サムソンの「強さの秘密」を聞き出そうと美しい衣裳を着飾りサムソンのもとを何度も訪問し誘惑しますが、サムソンはなかなかその秘密を教えてくれません。しかしついにサムソンは欲望に負けてしまい、デリラに教えてしまったのです。それは「髪の毛を切られると力が無くなる」でした。アンパンマンですね(違う)


この絵はデリラがお酒でサムソンを酔わせ、はじめて夜を共に過ごし、彼が眠ったタイミングで仲間たちが訪れ、こっそりと慎重に髪にハサミを入れようとしているシーンなんです。
まさにクライマックス!サムソンざまあみやがれ!


しかし、よくご覧ください。デリラの表情、なんだかとっても複雑な心持ちを表していると思いませんか?

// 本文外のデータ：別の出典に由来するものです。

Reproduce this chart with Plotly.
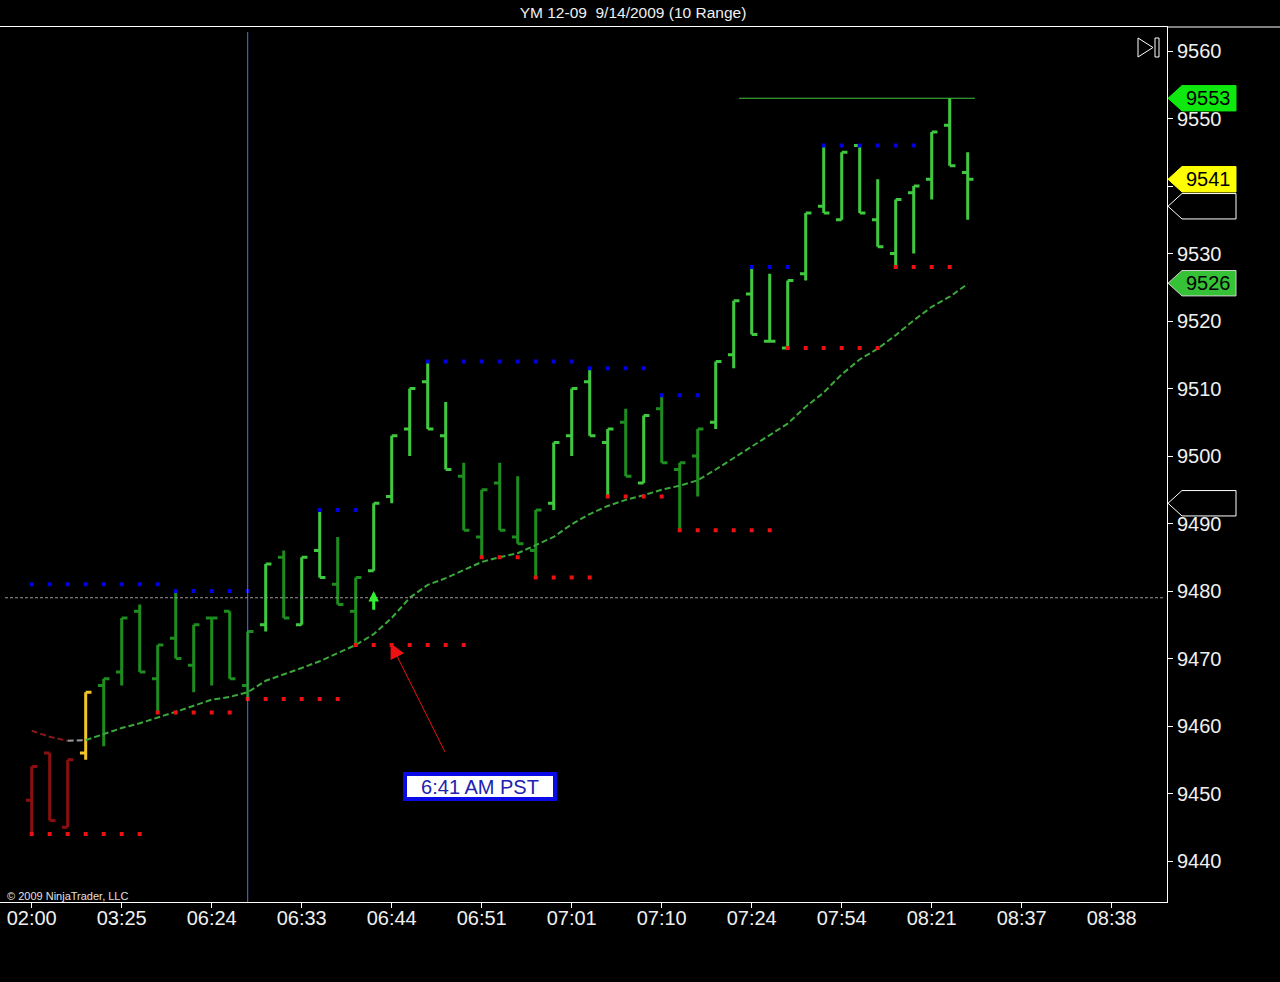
import plotly.graph_objects as go

# YM 12-09, 10-range bars, 9/14/2009
bar_open = [9449, 9456, 9445, 9456, 9466, 9468, 9477, 9467, 9473, 9469,
            9476, 9477, 9466, 9475, 9485, 9475, 9486, 9481, 9477, 9483,
            9494, 9504, 9511, 9503, 9497, 9488, 9496, 9488, 9486, 9493,
            9503, 9511, 9502, 9505, 9496, 9507, 9498, 9500, 9505, 9515,
            9524, 9517, 9516, 9527, 9537, 9535, 9546, 9535, 9530, 9539,
            9541, 9549, 9542]
bar_high = [9454, 9456, 9455, 9465, 9467, 9476, 9478, 9472, 9480, 9475,
            9476, 9477, 9474, 9484, 9486, 9485, 9492, 9488, 9482, 9493,
            9503, 9510, 9514, 9508, 9499, 9495, 9499, 9497, 9492, 9502,
            9510, 9513, 9504, 9507, 9506, 9509, 9499, 9504, 9514, 9523,
            9528, 9527, 9526, 9536, 9546, 9545, 9546, 9541, 9538, 9540,
            9548, 9553, 9545]
bar_low = [9444, 9446, 9445, 9455, 9457, 9466, 9468, 9462, 9470, 9465,
           9466, 9467, 9464, 9474, 9476, 9475, 9482, 9478, 9472, 9483,
           9493, 9500, 9504, 9498, 9489, 9485, 9489, 9487, 9482, 9492,
           9500, 9503, 9494, 9497, 9496, 9499, 9489, 9494, 9504, 9513,
           9518, 9517, 9516, 9526, 9536, 9535, 9536, 9531, 9528, 9530,
           9538, 9543, 9535]
bar_close = [9454, 9446, 9455, 9465, 9467, 9476, 9468, 9472, 9470, 9475,
             9476, 9467, 9474, 9484, 9476, 9485, 9482, 9478, 9482, 9493,
             9503, 9510, 9504, 9498, 9489, 9495, 9489, 9487, 9492, 9502,
             9510, 9503, 9504, 9497, 9506, 9499, 9499, 9504, 9514, 9523,
             9518, 9517, 9526, 9536, 9536, 9545, 9536, 9531, 9538, 9540,
             9548, 9543, 9541]
# r = weak, y = turn, d = dark green, l = light green
bar_tone = list("rrry" "ddddddddd" "l" "d" "ll" "dd" "lllll" "ddddd"
                "llll" "d" "l" "ddd" "lllllllllllllll")

moving_avg = [9459.3, 9458.4, 9457.8, 9457.9, 9458.8, 9459.7, 9460.4, 9461.2,
              9462.1, 9463.0, 9463.9, 9464.3, 9465.0, 9466.7, 9467.6, 9468.6,
              9469.6, 9470.8, 9472.0, 9473.6, 9476.0, 9479.0, 9480.9, 9481.9,
              9483.1, 9484.3, 9485.0, 9485.6, 9486.8, 9488.0, 9489.9, 9491.4,
              9492.6, 9493.5, 9494.2, 9495.0, 9495.6, 9496.4, 9498.0, 9499.7,
              9501.4, 9503.0, 9504.8, 9507.3, 9509.4, 9512.1, 9514.3, 9515.9,
              9517.9, 9520.1, 9522.1, 9523.6, 9525.5]

# swing high (blue) / swing low (red) dotted levels
res_first = [0, 8, 16, 22, 31, 35, 40, 44]
res_last = [7, 12, 18, 30, 34, 37, 42, 49]
res_level = [9481, 9480, 9492, 9514, 9513, 9509, 9528, 9546]
sup_first = [0, 7, 12, 18, 25, 28, 32, 36, 42, 48]
sup_last = [6, 11, 17, 24, 27, 31, 35, 41, 47, 51]
sup_level = [9444, 9462, 9464, 9472, 9485, 9482, 9494, 9489, 9516, 9528]

hod_level = 9553
hod_from, hod_to = 39.3, 52.4
ref_line = 9479
marker_bar = 12

tick_pos = [0, 5, 10, 15, 20, 25, 30, 35, 40, 45, 50, 55, 60]
tick_text = ["02:00", "03:25", "06:24", "06:33", "06:44", "06:51", "07:01",
             "07:10", "07:24", "07:54", "08:21", "08:37", "08:38"]
price_ticks = [9440, 9450, 9460, 9470, 9480, 9490, 9500, 9510, 9520, 9530,
               9540, 9550, 9560]
# 9540 sits under the last-price tag, so its label is hidden
price_text = ["9440", "9450", "9460", "9470", "9480", "9490", "9500", "9510",
              "9520", "9530", "", "9550", "9560"]

tag_price = [9553, 9541, 9537, 9525.6, 9493]
tag_text = ["9553", "9541", "", "9526", ""]
tag_fill = ["#0ee80e", "#ffff00", "#000000", "#36c236", "#000000"]
tag_edge = ["#0ee80e", "#ffff00", "#ffffff", "#d0d0d0", "#ffffff"]

FONT = "Liberation Sans, Arial, sans-serif"
tone_color = {"r": "#8a1010", "y": "#f2c62a", "d": "#1e8c1e", "l": "#40c840"}

fig = go.Figure()

for tone, col in tone_color.items():
    idx = [i for i, t in enumerate(bar_tone) if t == tone]
    fig.add_trace(go.Ohlc(
        x=idx,
        open=[bar_open[i] for i in idx],
        high=[bar_high[i] for i in idx],
        low=[bar_low[i] for i in idx],
        close=[bar_close[i] for i in idx],
        increasing=dict(line=dict(color=col, width=3)),
        decreasing=dict(line=dict(color=col, width=3)),
        tickwidth=0.32, showlegend=False, hoverinfo="skip"))

# moving average, coloured by state
fig.add_trace(go.Scatter(x=list(range(0, 3)), y=moving_avg[0:3], mode="lines",
                         line=dict(color="#8a1a1a", width=2, dash="6px,3px"),
                         showlegend=False, hoverinfo="skip"))
fig.add_trace(go.Scatter(x=list(range(2, 4)), y=moving_avg[2:4], mode="lines",
                         line=dict(color="#9a9a9a", width=2, dash="6px,3px"),
                         showlegend=False, hoverinfo="skip"))
fig.add_trace(go.Scatter(x=list(range(3, len(moving_avg))), y=moving_avg[3:],
                         mode="lines",
                         line=dict(color="#3aa83a", width=2, dash="6px,3px"),
                         showlegend=False, hoverinfo="skip"))


def dots(first, last, level):
    xs, ys = [], []
    for a, b, v in zip(first, last, level):
        for i in range(a, b + 1):
            xs.append(i)
            ys.append(v)
    return xs, ys


rx, ry = dots(res_first, res_last, res_level)
sx, sy = dots(sup_first, sup_last, sup_level)
fig.add_trace(go.Scatter(x=rx, y=ry, mode="markers",
                         marker=dict(symbol="square", size=4, color="#0000e0",
                                     line=dict(width=0)),
                         showlegend=False, hoverinfo="skip"))
fig.add_trace(go.Scatter(x=sx, y=sy, mode="markers",
                         marker=dict(symbol="square", size=4, color="#ee1111",
                                     line=dict(width=0)),
                         showlegend=False, hoverinfo="skip"))

# high of day line
fig.add_trace(go.Scatter(x=[hod_from, hod_to], y=[hod_level, hod_level],
                         mode="lines", line=dict(color="#3cc43c", width=1),
                         showlegend=False, hoverinfo="skip"))

PW = 1167.0   # plot width in px
PH = 875.0    # plot height in px


def px_x(p):
    return p / PW


def px_y(p):
    return 1 - (p - 27) / PH


shapes = [
    dict(type="line", xref="x", yref="paper", x0=marker_bar, x1=marker_bar,
         y0=0, y1=px_y(32), line=dict(color="#5a6cf0", width=1)),
    dict(type="line", xref="paper", yref="y", x0=px_x(5), x1=px_x(1165),
         y0=ref_line, y1=ref_line,
         line=dict(color="#9a9a9a", width=1, dash="3px,2px")),
    dict(type="line", xref="paper", yref="paper", x0=1, x1=px_x(1280),
         y0=1, y1=1, line=dict(color="#ffffff", width=1)),
    # "go to last bar" icon
    dict(type="path", xref="paper", yref="paper",
         path="M %f,%f L %f,%f L %f,%f Z" % (px_x(1138), px_y(38), px_x(1138),
                                             px_y(57), px_x(1153), px_y(47.5)),
         line=dict(color="#ffffff", width=1)),
    dict(type="rect", xref="paper", yref="paper", x0=px_x(1155), x1=px_x(1159),
         y0=px_y(57), y1=px_y(38), line=dict(color="#ffffff", width=1)),
]

half = 12.7 / 6.75
annotations = []
for p, t, f, e in zip(tag_price, tag_text, tag_fill, tag_edge):
    shapes.append(dict(
        type="path", xref="paper", yref="y",
        path="M %f,%f L %f,%f L %f,%f L %f,%f L %f,%f Z" % (
            px_x(1168), p, px_x(1182), p + half, px_x(1236), p + half,
            px_x(1236), p - half, px_x(1182), p - half),
        fillcolor=f, line=dict(color=e, width=1)))
    if t:
        annotations.append(dict(xref="paper", yref="y", x=px_x(1208), y=p,
                                text=t, showarrow=False, xanchor="center",
                                yanchor="middle",
                                font=dict(family=FONT, size=20, color="#000000")))

annotations += [
    dict(x=19.94, y=9472.25, ax=23.0, ay=9455.95, axref="x", ayref="y",
         xref="x", yref="y", text="", showarrow=True, arrowhead=2,
         arrowsize=3, arrowwidth=1, arrowcolor="#ee1111"),
    dict(x=19, y=9480, ax=19, ay=9477, axref="x", ayref="y", xref="x",
         yref="y", text="", showarrow=True, arrowhead=2, arrowsize=0.7,
         arrowwidth=3, arrowcolor="#33ee33"),
    dict(x=24.92, y=9451.1, xref="x", yref="y", text="6:41 AM PST",
         showarrow=False, font=dict(family=FONT, size=20, color="#2222b0"),
         bgcolor="#ffffff", bordercolor="#0a0ae6", borderwidth=4, borderpad=0,
         width=146, height=21),
    dict(xref="paper", yref="paper", x=px_x(5), y=px_y(896),
         xanchor="left", yanchor="middle", showarrow=False,
         text="© 2009 NinjaTrader, LLC",
         font=dict(family=FONT, size=11, color="#e0e0e0")),
]

fig.update_layout(
    width=1280, height=982,
    margin=dict(l=0, r=113, t=27, b=80),
    paper_bgcolor="#000000", plot_bgcolor="#000000",
    title=dict(text="YM 12-09  9/14/2009 (10 Range)", x=633 / 1280,
               y=1 - 13 / 982, xanchor="center", yanchor="middle",
               font=dict(family=FONT, size=15.5, color="#f0f0f0")),
    xaxis=dict(range=[-31.7 / 18, (1167 - 31.7) / 18],
               tickvals=tick_pos, ticktext=tick_text,
               ticks="outside", ticklen=5, tickcolor="#ffffff",
               ticklabelstandoff=-7,
               showline=True, linecolor="#ffffff", linewidth=1, mirror=True,
               showgrid=False, zeroline=False, rangeslider=dict(visible=False),
               tickfont=dict(family=FONT, size=20, color="#f0f0f0")),
    yaxis=dict(range=[9560 - 875 / 6.75 + 24 / 6.75, 9560 + 24 / 6.75],
               side="right", tickvals=price_ticks, ticktext=price_text,
               ticks="outside", ticklen=5, tickcolor="#ffffff",
               showline=True, linecolor="#ffffff", linewidth=1,
               showgrid=False, zeroline=False,
               tickfont=dict(family=FONT, size=20, color="#f0f0f0")),
    shapes=shapes, annotations=annotations,
    showlegend=False,
)

fig.write_html("out.html", config={"displayModeBar": False},
               post_script="document.body.style.margin='0px';"
                           "document.body.style.overflow='hidden';")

そう、サムソンと会話をし、一緒にごはんを食べ、愛しているふりをしているうちにいつの間にか本当に好きになっちゃってたのです。デリラ…!!(涙)



ルーベンスはとっても心理描写を描くのが得意な画家です。
重厚な紫のカーテンによって閉ざされた空間。デリラの緋色のドレスと金のマント。いろんなところから灯される劇的な光。これにより重苦しさが増し、いまから何が起こるのか心臓がばくばくしてきます。

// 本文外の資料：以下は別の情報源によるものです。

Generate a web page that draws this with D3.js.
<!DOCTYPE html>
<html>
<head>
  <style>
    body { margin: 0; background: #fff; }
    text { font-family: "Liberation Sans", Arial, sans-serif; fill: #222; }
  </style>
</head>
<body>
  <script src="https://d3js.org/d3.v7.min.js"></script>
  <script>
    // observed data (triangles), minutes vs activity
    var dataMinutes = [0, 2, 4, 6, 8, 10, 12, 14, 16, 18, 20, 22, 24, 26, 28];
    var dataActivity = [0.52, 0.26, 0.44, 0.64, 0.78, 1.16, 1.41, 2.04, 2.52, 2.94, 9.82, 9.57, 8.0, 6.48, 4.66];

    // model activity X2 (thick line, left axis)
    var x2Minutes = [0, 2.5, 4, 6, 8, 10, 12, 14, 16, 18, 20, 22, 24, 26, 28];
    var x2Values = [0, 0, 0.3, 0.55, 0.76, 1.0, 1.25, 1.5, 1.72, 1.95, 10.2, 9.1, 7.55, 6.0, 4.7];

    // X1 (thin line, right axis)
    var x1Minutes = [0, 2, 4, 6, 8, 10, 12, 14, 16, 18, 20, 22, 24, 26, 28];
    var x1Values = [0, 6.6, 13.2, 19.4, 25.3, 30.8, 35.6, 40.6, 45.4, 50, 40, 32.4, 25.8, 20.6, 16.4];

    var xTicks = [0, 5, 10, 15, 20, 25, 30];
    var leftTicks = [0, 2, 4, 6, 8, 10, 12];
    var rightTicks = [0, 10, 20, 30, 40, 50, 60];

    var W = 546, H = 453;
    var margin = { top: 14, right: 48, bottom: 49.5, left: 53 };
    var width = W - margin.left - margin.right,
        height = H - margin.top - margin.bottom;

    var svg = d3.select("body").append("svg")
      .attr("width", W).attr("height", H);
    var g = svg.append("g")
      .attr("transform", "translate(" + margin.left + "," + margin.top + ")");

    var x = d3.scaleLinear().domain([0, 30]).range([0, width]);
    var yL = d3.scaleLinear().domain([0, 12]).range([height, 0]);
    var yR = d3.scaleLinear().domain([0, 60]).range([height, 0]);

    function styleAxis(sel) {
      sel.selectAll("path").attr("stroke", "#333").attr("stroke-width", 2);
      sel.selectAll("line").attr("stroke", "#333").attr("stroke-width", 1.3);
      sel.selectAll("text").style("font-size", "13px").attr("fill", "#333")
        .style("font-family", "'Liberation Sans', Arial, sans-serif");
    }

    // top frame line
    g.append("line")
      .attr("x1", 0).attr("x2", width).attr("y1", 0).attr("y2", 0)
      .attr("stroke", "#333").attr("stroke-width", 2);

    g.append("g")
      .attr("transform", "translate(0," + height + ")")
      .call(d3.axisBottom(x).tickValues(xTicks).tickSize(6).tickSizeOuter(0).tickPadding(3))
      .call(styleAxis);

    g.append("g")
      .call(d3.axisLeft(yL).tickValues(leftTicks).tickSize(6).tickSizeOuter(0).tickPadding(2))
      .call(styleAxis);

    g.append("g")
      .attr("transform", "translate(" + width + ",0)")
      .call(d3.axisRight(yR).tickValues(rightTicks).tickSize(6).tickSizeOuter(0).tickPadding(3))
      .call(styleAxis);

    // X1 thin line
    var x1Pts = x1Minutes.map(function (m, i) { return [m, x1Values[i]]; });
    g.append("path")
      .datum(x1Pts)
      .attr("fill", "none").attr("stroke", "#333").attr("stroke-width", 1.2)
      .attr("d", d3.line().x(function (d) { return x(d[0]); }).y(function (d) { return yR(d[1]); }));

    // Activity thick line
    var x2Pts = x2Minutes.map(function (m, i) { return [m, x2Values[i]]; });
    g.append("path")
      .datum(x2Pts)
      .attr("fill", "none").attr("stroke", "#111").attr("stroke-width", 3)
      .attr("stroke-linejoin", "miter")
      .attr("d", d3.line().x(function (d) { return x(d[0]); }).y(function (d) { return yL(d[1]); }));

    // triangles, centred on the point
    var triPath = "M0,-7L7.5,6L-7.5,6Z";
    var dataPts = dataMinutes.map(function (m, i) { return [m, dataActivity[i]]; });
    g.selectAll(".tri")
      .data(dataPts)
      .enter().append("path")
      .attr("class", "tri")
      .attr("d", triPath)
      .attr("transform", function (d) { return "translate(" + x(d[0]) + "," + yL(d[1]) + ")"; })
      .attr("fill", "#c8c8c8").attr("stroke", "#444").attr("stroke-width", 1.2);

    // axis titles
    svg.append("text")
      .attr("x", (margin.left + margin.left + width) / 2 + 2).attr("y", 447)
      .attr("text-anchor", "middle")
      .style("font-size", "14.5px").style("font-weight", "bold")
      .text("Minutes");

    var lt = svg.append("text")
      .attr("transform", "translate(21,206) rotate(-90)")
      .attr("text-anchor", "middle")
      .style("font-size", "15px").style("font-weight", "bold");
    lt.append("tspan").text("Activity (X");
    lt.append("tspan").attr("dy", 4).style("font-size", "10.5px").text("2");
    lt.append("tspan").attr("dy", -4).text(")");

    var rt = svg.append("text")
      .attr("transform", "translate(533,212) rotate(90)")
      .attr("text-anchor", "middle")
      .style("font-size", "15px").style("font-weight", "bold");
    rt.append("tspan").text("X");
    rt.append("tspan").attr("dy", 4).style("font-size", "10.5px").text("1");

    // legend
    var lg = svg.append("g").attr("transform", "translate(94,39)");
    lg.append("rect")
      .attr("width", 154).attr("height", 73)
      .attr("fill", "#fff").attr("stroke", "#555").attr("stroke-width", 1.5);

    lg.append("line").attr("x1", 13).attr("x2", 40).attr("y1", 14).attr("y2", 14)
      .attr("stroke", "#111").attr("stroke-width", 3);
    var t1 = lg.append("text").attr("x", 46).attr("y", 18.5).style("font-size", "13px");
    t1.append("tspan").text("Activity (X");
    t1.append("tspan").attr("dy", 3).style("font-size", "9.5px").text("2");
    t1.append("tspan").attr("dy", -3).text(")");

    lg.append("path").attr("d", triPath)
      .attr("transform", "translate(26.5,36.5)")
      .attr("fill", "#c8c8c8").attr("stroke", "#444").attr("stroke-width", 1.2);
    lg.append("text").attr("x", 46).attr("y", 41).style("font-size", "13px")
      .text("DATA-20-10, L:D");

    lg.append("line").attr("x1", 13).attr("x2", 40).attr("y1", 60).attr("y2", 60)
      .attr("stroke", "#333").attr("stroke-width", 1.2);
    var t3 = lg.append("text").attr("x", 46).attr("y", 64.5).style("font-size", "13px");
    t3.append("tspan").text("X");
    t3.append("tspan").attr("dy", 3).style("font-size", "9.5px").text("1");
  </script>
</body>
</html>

デリラの顔は優しくサムソンに傾いていますが、体は大きく反らしています。そして左手は優しく背中に添えていますが、右手はぐっと強ばった状態で彼から遠ざけています。

デリラはわかっているのです、自分のこの決断が直接彼の死につながることを。

デリラはサムソンを裏切ることに相当な苦痛を伴っているはずですが、逆に「これに背けば国を裏切ることになってしまう…わたしはお国のために仕事をしただけ…。」とそんな葛藤がこの絵には描かれているのです。

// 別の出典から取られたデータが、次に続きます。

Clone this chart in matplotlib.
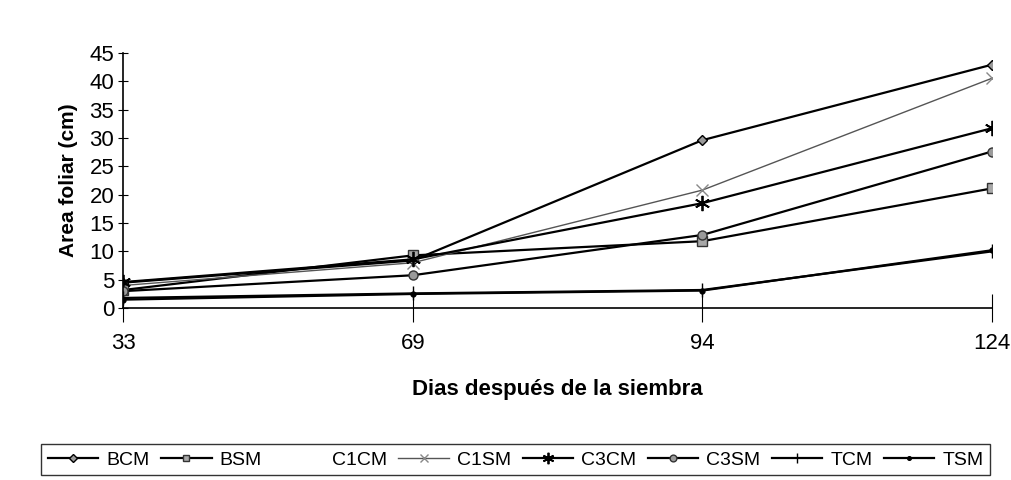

もう、デリラの複雑な心境が伝わり過ぎて胸が痛い…!!!!!!




さて、視点を変えてみましょう。

この絵は、ルーベンスの友達でもある市長の依頼で描かれました。
市長のおうちの暖炉の上に見上げるような形で堂々と飾られています。
みなさん、この絵を市長と一緒に見ている気持ちになってみてください。



「どんな犠牲を払ってでも市のためにがんばります!涙」と言わざるを得ないのでは…!?な、なんという圧だ。



ちなみにこの絵は市長さんのおうちで、まさに飾られるその場所で描いたので、今明るい美術館で飾られている写真で見ると全体のコントラストが強すぎて目がちかちかしちゃうし、ちょっと明るすぎる気がするのですが、市長さんのおうちに行って当時とおなじ左からの自然光と蝋燭の灯りだけで見たら、ぐっと表情が変わって深みが増して見れるそうです。

絵がどのような環境で飾られていたかを知ることも絵の本質を知るためには必要なポイントですね。

 


ルーベンスの描く絵って、ふくよかな女のひとたちがかわいい絵~ドラマチックな絵~フランダースのいっぬ~♡なんて甘い見方をしていましたが、わたしがドはまりにドはまりを重ねた「パリスの審判」をはじめ、宗教画から神話画、肖像画にまでどの作品も知れば知るほどまじで全部超ド級のインテリ知識が詰め込まれているのと、その絵が飾られること(場所や用途)によってどういう効果が生まれるのかという政治的戦略としての絵の在り方を考えられているほんと有能な画家で、本当にめちゃくちゃやばい画家だと思うし、とにかくおもしろい。